When Hank Steinbrenner on Monday afternoon remarked that the 2010 Yankees "lacked the hunger" that had (in his mind) propelled them to the world championship in 2009, and said the team had "celebrated too much," he could have been speaking in general terms about the pitfalls of success.
But when he dropped in a reference to "building mansions," there was nothing general about the reference. Because not 2 miles from the Yankees' spring training complex is a site upon which is now being constructed what will be the largest private residence in Tampa, a 30,000-square-foot, yes, mansion, the size of a Wal-Mart that will serve as the future home of Mr. Derek Sanderson Jeter.
Next thing you know, some modern-day Howie Spira will be skulking around the halls here peddling dirt on the Turn2Foundation, Jeter's charitable endeavor.
There's little doubt that this season, the pressure on Jeter will be intense.
There will be pressure to prove his 2010 season was an aberration, not the beginning of an irreversible decline.
There will be pressure to prove that, in spite of winning his fifth Gold Glove last year, he still has enough range to justify keeping him at shortstop at an age when most of them have been converted to outfielders or designated hitters.
There will be pressure to prove that, with his slowing bat and legs, he is not a drag at the top of their batting order taking up a spot that really should be occupied by Brett Gardner.
Most of all, there will be pressure to justify his paycheck, $17 million this year plus incentives, keeping him the highest-paid middle infielder in the game.
When Hank Steinbrenner moans about luxury taxes and revenue sharing and drops in the "S" word -- for socialism -- he is complaining about contracts like the one he gave to Jeter and Alex Rodriguez and Rafael Soriano, over the strenuous objections of his general manager.
There is a whiff of hypocrisy about it, to be sure -- he and his brother, Prince Hal, could have risked the displeasure of the public by taking a tough line with both Jeter and A-Rod, and certainly could have acquired a setup man for a lot less than the $35 million they are paying Soriano -- but the reality is, it is their money and they can spend it on whomever they want.
And then torment the players they choose to spend it on.
Traditionally, that has always been the player who gets the biggest contract.
This year, that player is Jeter, who somehow has gone from the second coming of DiMaggio and Gehrig to the reason why the Yankees failed to win the division last year and bombed out in the ALCS.
If he gets off to a slow start this year, you get the feeling they will never let him hear the end of it.
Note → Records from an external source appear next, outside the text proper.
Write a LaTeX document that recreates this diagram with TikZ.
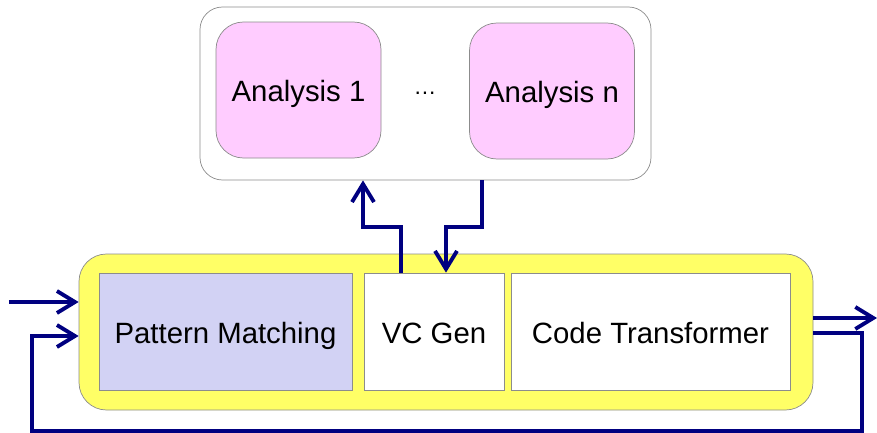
\documentclass[tikz,border=0pt]{standalone}
\usepackage{fontspec}
\setmainfont{Liberation Sans}
\usepackage{tikz}
\usetikzlibrary{positioning,arrows.meta}
\definecolor{boxgray}{HTML}{8C8C8C}
\definecolor{anapink}{HTML}{FFCCFF}
\definecolor{pmblue}{HTML}{D2D2F4}
\definecolor{coreyellow}{HTML}{FFFF66}
\definecolor{flownavy}{HTML}{000080}
\tikzset{
  label text/.style={font=\fontsize{16.7}{20}\selectfont, text height=0.59cm, text depth=0.124cm},
  container/.style={draw=boxgray, fill=white, rounded corners=0.45cm, thin},
  anabox/.style={draw=boxgray, fill=anapink, rounded corners=0.55cm, thin,
                 minimum width=3.3cm, minimum height=2.72cm, label text},
  corebox/.style={draw=boxgray, fill=coreyellow, rounded corners=0.55cm, thin,
                  minimum width=14.68cm, minimum height=3.12cm},
  stagebox/.style={draw=boxgray, fill=white, thin, minimum height=2.34cm, label text},
  flow/.style={draw=flownavy, line width=2.2pt,
               -{Straight Barb[length=3.6mm, width=4.4mm, line width=2.2pt]}},
}
\begin{document}
\begin{tikzpicture}
  \useasboundingbox (0,0) rectangle (17.54,-8.66);

  % analyses
  \node[container, minimum width=9.02cm, minimum height=3.46cm] (analyses) at (8.51,-1.87) {};
  \node[anabox] (ana1) at (5.97,-1.8) {Analysis 1};
  \node[anabox] (anan) at (11.04,-1.82) {Analysis n};
  \node[font=\fontsize{13}{15}\selectfont, inner sep=0pt] (dots) at (8.5,-1.86) {\dots};

  % core pipeline
  \node[corebox] (core) at (8.92,-6.64) {};
  \node[stagebox, fill=pmblue, minimum width=5.06cm] (pm) at (4.51,-6.63) {Pattern Matching};
  \node[stagebox, minimum width=2.8cm] (vc) at (8.68,-6.63) {VC Gen};
  \node[stagebox, minimum width=5.58cm] (ct) at (13.01,-6.63) {Code Transformer};

  \coordinate (in) at (0.18,-6.04);
  \coordinate (out) at (17.54,-6.36);
  \coordinate (fb) at (17.24,-8.62);
  \coordinate (fbl) at (0.64,-6.72);

  % connectors
  \draw[flow] ([xshift=-0.66cm]vc.north) -- ++(0,0.92) -| ([xshift=-1.25cm]analyses.south);
  \draw[flow] ([xshift=1.13cm]analyses.south) -- ++(0,-0.94) -| ([xshift=0.24cm]vc.north);
  \draw[flow] (in) -- (core.west |- in);
  \draw[flow] (core.east |- out) -- (out);
  \draw[flow] ([yshift=-0.02cm]core.east) -| (fb) -| (fbl) -- (core.west |- fbl);
\end{tikzpicture}
\end{document}
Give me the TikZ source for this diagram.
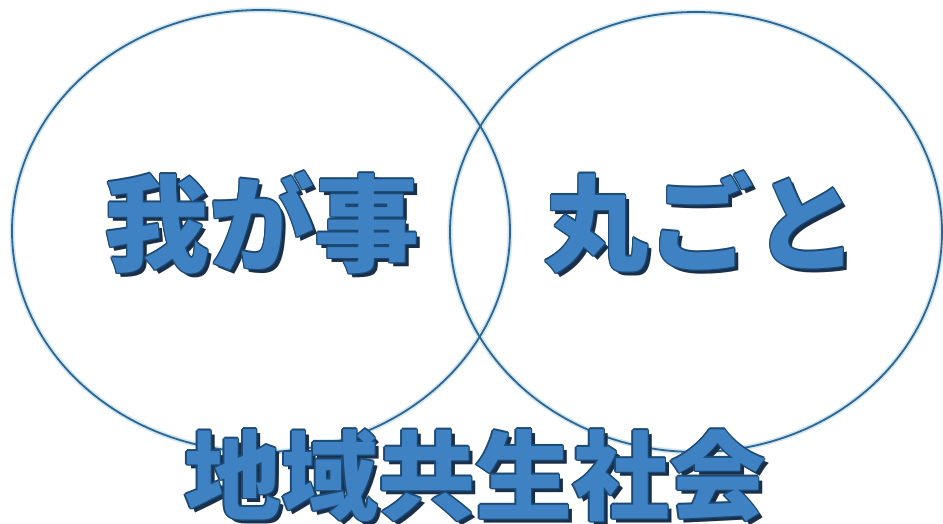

Not the fans, but the owners.
Already, we know that when Cashman went on the offensive in November, it was with the blessing of Hal Steinbrenner, who didn't take kindly to Jeter's agent, Casey Close, using the word "baffling" to describe the Yankees' negotiating strategy.
Since then, we have had the GM floating the idea of moving Jeter from shortstop to center field at some point, and Joe Girardi entertaining, at least, the notion of dropping Jeter in the batting order.
Kevin Long, the hitting coach, although careful to wrap his criticism in a blanket of euphemisms, has been quite open about all the work he has had to do on Jeter's swing, which served him quite well for the first 15 seasons of his career.
And now, Hank Steinbrenner, who represents 50 percent of the controlling interest in this team and without whose approval nothing gets done, is talking about guys losing hunger and focus and spending too much time picking out tile for their new mansions.
The last time I checked, only one Yankee was building a mansion of any note. Coincidentally, it happens to be the Yankee who walked off with the biggest slice of Steinbrenner cake this offseason.
If it's any consolation to Jeter, there is some measure of honor in being singled out by a Steinbrenner, whether it be George or Hank. It means a lot is expected of him, a burden that Jeter has always borne eagerly.
It also means that this year, it is his turn to experience what Dave Winfield went through with The Boss 30 years ago, his turn to be flogged with his own contract any time things go wrong around the Yankees.
In exchange for that $51 million contract, Derek Jeter may be about to pay a stiffer price than he ever could have imagined.